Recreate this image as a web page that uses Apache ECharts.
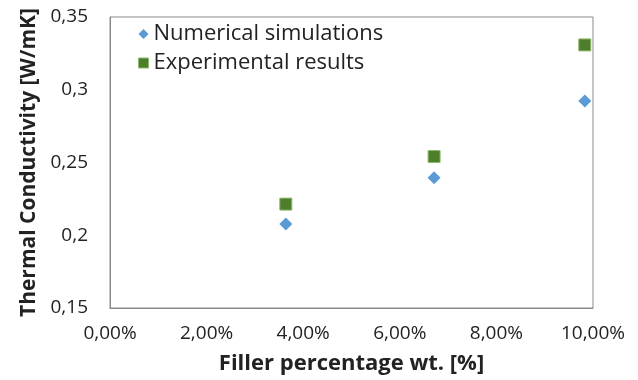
<!DOCTYPE html>
<html>
<head>
<meta charset="utf-8">
<script src="https://cdn.jsdelivr.net/npm/echarts@6/dist/echarts.min.js"></script>
<style>
  html, body { margin: 0; padding: 0; background: #fff; }
  #chart { width: 638px; height: 380px; }
</style>
</head>
<body>
<div id="chart"></div>
<script>
// filler wt.% and conductivity W/mK
var fillerPct = [3.64, 6.71, 9.83];
var numerical = [0.2078, 0.2395, 0.2922];
var experimental = [0.2214, 0.2541, 0.3308];
var seriesNames = ['Numerical simulations', 'Experimental results'];

var FONT = 'Open Sans';

function pairs(xs, ys) {
  var out = [];
  for (var i = 0; i < xs.length; i++) out.push([xs[i], ys[i]]);
  return out;
}

var chart = echarts.init(document.getElementById('chart'));
chart.setOption({
  animation: false,
  textStyle: { fontFamily: FONT },
  grid: {
    left: 110, right: 45, top: 17, bottom: 68,
    show: true, borderColor: '#8a8a8a', borderWidth: 1
  },
  legend: {
    orient: 'vertical',
    left: 133, top: 18,
    itemGap: 7,
    itemWidth: 10, itemHeight: 10,
    textStyle: { fontSize: 22, color: '#222', fontFamily: FONT },
    data: [
      { name: seriesNames[0], icon: 'diamond', itemStyle: { color: '#5b9bd5', borderWidth: 0 } },
      { name: seriesNames[1], icon: 'rect', itemStyle: { color: '#4e7d2c', borderColor: '#8dbb6b', borderWidth: 1 } }
    ]
  },
  xAxis: {
    type: 'value',
    min: 0, max: 10, interval: 2,
    name: 'Filler percentage wt. [%]',
    nameLocation: 'middle',
    nameGap: 45,
    nameTextStyle: { fontSize: 22, fontWeight: 'bold', color: '#222', fontFamily: FONT },
    axisLine: { show: true, lineStyle: { color: '#8a8a8a' } },
    axisTick: { show: false },
    splitLine: { show: false },
    axisLabel: {
      fontSize: 19, color: '#222', margin: 16,
      formatter: function (v) { return v.toFixed(2).replace('.', ',') + '%'; }
    }
  },
  yAxis: {
    type: 'value',
    min: 0.15, max: 0.35, interval: 0.05,
    name: 'Thermal Conductivity [W/mK]',
    nameLocation: 'middle',
    nameGap: 69,
    nameTextStyle: { fontSize: 21, fontWeight: 'bold', color: '#222', fontFamily: FONT },
    axisLine: { show: true, lineStyle: { color: '#8a8a8a' } },
    axisTick: { show: false },
    splitLine: { show: false },
    axisLabel: {
      fontSize: 19, color: '#222', margin: 22,
      formatter: function (v) { return String(+v.toFixed(2)).replace('.', ','); }
    }
  },
  series: [
    {
      name: seriesNames[0],
      type: 'scatter',
      symbol: 'diamond',
      symbolSize: 13,
      itemStyle: { color: '#5b9bd5', opacity: 1 },
      data: pairs(fillerPct, numerical)
    },
    {
      name: seriesNames[1],
      type: 'scatter',
      symbol: 'rect',
      symbolSize: 12,
      itemStyle: { color: '#4e7d2c', borderColor: '#8dbb6b', borderWidth: 1, opacity: 1 },
      data: pairs(fillerPct, experimental)
    }
  ]
});
</script>
</body>
</html>
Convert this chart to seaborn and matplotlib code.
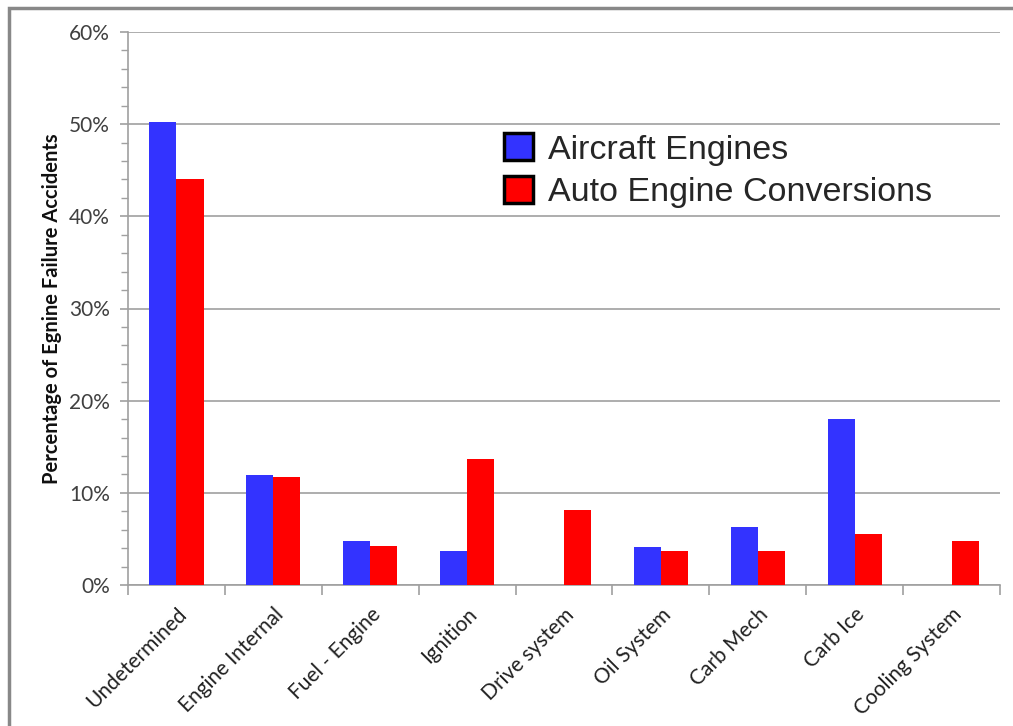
import matplotlib
matplotlib.use("Agg")
import matplotlib.pyplot as plt
import matplotlib.patches as mpatches
from matplotlib.ticker import MultipleLocator, PercentFormatter
import pandas as pd
import seaborn as sns

categories = ["Undetermined", "Engine Internal", "Fuel - Engine", "Ignition", "Drive system",
              "Oil System", "Carb Mech", "Carb Ice", "Cooling System"]
aircraft = [50.2, 11.9, 4.8, 3.7, 0.0, 4.1, 6.3, 18.0, 0.0]
auto = [44.1, 11.7, 4.2, 13.7, 8.1, 3.7, 3.7, 5.5, 4.8]
series = ["Aircraft Engines", "Auto Engine Conversions"]
colors = ["#3333ff", "#ff0000"]

df = pd.DataFrame({
    "cause": categories * 2,
    "series": [series[0]] * len(categories) + [series[1]] * len(categories),
    "pct": aircraft + auto,
})

sns.set_theme(style="white")
plt.rcParams["font.family"] = ["Lato", "DejaVu Sans"]

fig = plt.figure(figsize=(10.13, 7.26), dpi=100)
ax = fig.add_axes([128 / 1013, 1 - 585 / 726, (1000 - 128) / 1013, (585 - 32) / 726])

sns.barplot(data=df, x="cause", y="pct", hue="series", palette=colors, width=0.56,
            saturation=1, linewidth=0, ax=ax, legend=False, zorder=3)

ax.set_ylim(0, 60)
ax.set_xlim(-0.5, len(categories) - 0.5)
ax.yaxis.set_major_locator(MultipleLocator(10))
ax.yaxis.set_minor_locator(MultipleLocator(2))
ax.yaxis.set_major_formatter(PercentFormatter(decimals=0))
ax.grid(axis="y", which="major", color="#a0a0a0", linewidth=1.2, zorder=0)
for side in ["top", "right"]:
    ax.spines[side].set_visible(False)
for side in ["left", "bottom"]:
    ax.spines[side].set_color("#a0a0a0")
    ax.spines[side].set_linewidth(1.2)

ax.tick_params(axis="y", which="major", length=6, width=1.2, color="#a0a0a0",
               labelsize=15, labelcolor="#404040", pad=7, left=True)
ax.tick_params(axis="y", which="minor", length=5, width=1, color="#a0a0a0", left=True)

# category ticks sit on the group boundaries
ax.set_xticks([i + 0.5 for i in range(-1, len(categories))], minor=True)
ax.tick_params(axis="x", which="minor", length=7, width=1.2, color="#a0a0a0", bottom=True)
ax.tick_params(axis="x", which="major", length=0, labelsize=15, labelcolor="#202020", pad=14)
ax.set_xticks(range(len(categories)))
ax.set_xticklabels(categories, rotation=45, ha="right", rotation_mode="anchor")

ax.set_xlabel("")
ax.set_ylabel("Percentage of Egnine Failure Accidents", fontsize=14.5, fontweight="bold",
              color="#101010", labelpad=5)

handles = [mpatches.Patch(facecolor=c, edgecolor="black", linewidth=2.5, label=s)
           for c, s in zip(colors, series)]
ax.legend(handles=handles, loc="upper left", bbox_to_anchor=(0.431, 0.817), frameon=False,
          prop={"family": ["Liberation Sans", "DejaVu Sans"], "size": 24.5},
          handlelength=0.85, handleheight=0.85, handletextpad=0.45, labelspacing=0.3,
          borderpad=0, borderaxespad=0)

# outer chart frame, cropped at the right and bottom edges
fig.add_artist(mpatches.Rectangle((9 / 1013, -0.1), 1.2, 1 - 8 / 726 + 0.1,
                                  transform=fig.transFigure, fill=False,
                                  edgecolor="#888888", linewidth=2.5))

fig.savefig("out.png", dpi=100)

________________________

• Task prompt:
Extract the text of all the records above verbatim, excluding pictures.

• Solution to this problem:
Recreate this image as a web page that uses Apache ECharts.
<!DOCTYPE html>
<html>
<head>
<meta charset="utf-8">
<script src="https://cdn.jsdelivr.net/npm/echarts@6/dist/echarts.min.js"></script>
<style>
  html, body { margin: 0; padding: 0; background: #fff; }
  #chart { width: 638px; height: 380px; }
</style>
</head>
<body>
<div id="chart"></div>
<script>
// filler wt.% and conductivity W/mK
var fillerPct = [3.64, 6.71, 9.83];
var numerical = [0.2078, 0.2395, 0.2922];
var experimental = [0.2214, 0.2541, 0.3308];
var seriesNames = ['Numerical simulations', 'Experimental results'];

var FONT = 'Open Sans';

function pairs(xs, ys) {
  var out = [];
  for (var i = 0; i < xs.length; i++) out.push([xs[i], ys[i]]);
  return out;
}

var chart = echarts.init(document.getElementById('chart'));
chart.setOption({
  animation: false,
  textStyle: { fontFamily: FONT },
  grid: {
    left: 110, right: 45, top: 17, bottom: 68,
    show: true, borderColor: '#8a8a8a', borderWidth: 1
  },
  legend: {
    orient: 'vertical',
    left: 133, top: 18,
    itemGap: 7,
    itemWidth: 10, itemHeight: 10,
    textStyle: { fontSize: 22, color: '#222', fontFamily: FONT },
    data: [
      { name: seriesNames[0], icon: 'diamond', itemStyle: { color: '#5b9bd5', borderWidth: 0 } },
      { name: seriesNames[1], icon: 'rect', itemStyle: { color: '#4e7d2c', borderColor: '#8dbb6b', borderWidth: 1 } }
    ]
  },
  xAxis: {
    type: 'value',
    min: 0, max: 10, interval: 2,
    name: 'Filler percentage wt. [%]',
    nameLocation: 'middle',
    nameGap: 45,
    nameTextStyle: { fontSize: 22, fontWeight: 'bold', color: '#222', fontFamily: FONT },
    axisLine: { show: true, lineStyle: { color: '#8a8a8a' } },
    axisTick: { show: false },
    splitLine: { show: false },
    axisLabel: {
      fontSize: 19, color: '#222', margin: 16,
      formatter: function (v) { return v.toFixed(2).replace('.', ',') + '%'; }
    }
  },
  yAxis: {
    type: 'value',
    min: 0.15, max: 0.35, interval: 0.05,
    name: 'Thermal Conductivity [W/mK]',
    nameLocation: 'middle',
    nameGap: 69,
    nameTextStyle: { fontSize: 21, fontWeight: 'bold', color: '#222', fontFamily: FONT },
    axisLine: { show: true, lineStyle: { color: '#8a8a8a' } },
    axisTick: { show: false },
    splitLine: { show: false },
    axisLabel: {
      fontSize: 19, color: '#222', margin: 22,
      formatter: function (v) { return String(+v.toFixed(2)).replace('.', ','); }
    }
  },
  series: [
    {
      name: seriesNames[0],
      type: 'scatter',
      symbol: 'diamond',
      symbolSize: 13,
      itemStyle: { color: '#5b9bd5', opacity: 1 },
      data: pairs(fillerPct, numerical)
    },
    {
      name: seriesNames[1],
      type: 'scatter',
      symbol: 'rect',
      symbolSize: 12,
      itemStyle: { color: '#4e7d2c', borderColor: '#8dbb6b', borderWidth: 1, opacity: 1 },
      data: pairs(fillerPct, experimental)
    }
  ]
});
</script>
</body>
</html>
Convert this chart to seaborn and matplotlib code.
import matplotlib
matplotlib.use("Agg")
import matplotlib.pyplot as plt
import matplotlib.patches as mpatches
from matplotlib.ticker import MultipleLocator, PercentFormatter
import pandas as pd
import seaborn as sns

categories = ["Undetermined", "Engine Internal", "Fuel - Engine", "Ignition", "Drive system",
              "Oil System", "Carb Mech", "Carb Ice", "Cooling System"]
aircraft = [50.2, 11.9, 4.8, 3.7, 0.0, 4.1, 6.3, 18.0, 0.0]
auto = [44.1, 11.7, 4.2, 13.7, 8.1, 3.7, 3.7, 5.5, 4.8]
series = ["Aircraft Engines", "Auto Engine Conversions"]
colors = ["#3333ff", "#ff0000"]

df = pd.DataFrame({
    "cause": categories * 2,
    "series": [series[0]] * len(categories) + [series[1]] * len(categories),
    "pct": aircraft + auto,
})

sns.set_theme(style="white")
plt.rcParams["font.family"] = ["Lato", "DejaVu Sans"]

fig = plt.figure(figsize=(10.13, 7.26), dpi=100)
ax = fig.add_axes([128 / 1013, 1 - 585 / 726, (1000 - 128) / 1013, (585 - 32) / 726])

sns.barplot(data=df, x="cause", y="pct", hue="series", palette=colors, width=0.56,
            saturation=1, linewidth=0, ax=ax, legend=False, zorder=3)

ax.set_ylim(0, 60)
ax.set_xlim(-0.5, len(categories) - 0.5)
ax.yaxis.set_major_locator(MultipleLocator(10))
ax.yaxis.set_minor_locator(MultipleLocator(2))
ax.yaxis.set_major_formatter(PercentFormatter(decimals=0))
ax.grid(axis="y", which="major", color="#a0a0a0", linewidth=1.2, zorder=0)
for side in ["top", "right"]:
    ax.spines[side].set_visible(False)
for side in ["left", "bottom"]:
    ax.spines[side].set_color("#a0a0a0")
    ax.spines[side].set_linewidth(1.2)

ax.tick_params(axis="y", which="major", length=6, width=1.2, color="#a0a0a0",
               labelsize=15, labelcolor="#404040", pad=7, left=True)
ax.tick_params(axis="y", which="minor", length=5, width=1, color="#a0a0a0", left=True)

# category ticks sit on the group boundaries
ax.set_xticks([i + 0.5 for i in range(-1, len(categories))], minor=True)
ax.tick_params(axis="x", which="minor", length=7, width=1.2, color="#a0a0a0", bottom=True)
ax.tick_params(axis="x", which="major", length=0, labelsize=15, labelcolor="#202020", pad=14)
ax.set_xticks(range(len(categories)))
ax.set_xticklabels(categories, rotation=45, ha="right", rotation_mode="anchor")

ax.set_xlabel("")
ax.set_ylabel("Percentage of Egnine Failure Accidents", fontsize=14.5, fontweight="bold",
              color="#101010", labelpad=5)

handles = [mpatches.Patch(facecolor=c, edgecolor="black", linewidth=2.5, label=s)
           for c, s in zip(colors, series)]
ax.legend(handles=handles, loc="upper left", bbox_to_anchor=(0.431, 0.817), frameon=False,
          prop={"family": ["Liberation Sans", "DejaVu Sans"], "size": 24.5},
          handlelength=0.85, handleheight=0.85, handletextpad=0.45, labelspacing=0.3,
          borderpad=0, borderaxespad=0)

# outer chart frame, cropped at the right and bottom edges
fig.add_artist(mpatches.Rectangle((9 / 1013, -0.1), 1.2, 1 - 8 / 726 + 0.1,
                                  transform=fig.transFigure, fill=False,
                                  edgecolor="#888888", linewidth=2.5))

fig.savefig("out.png", dpi=100)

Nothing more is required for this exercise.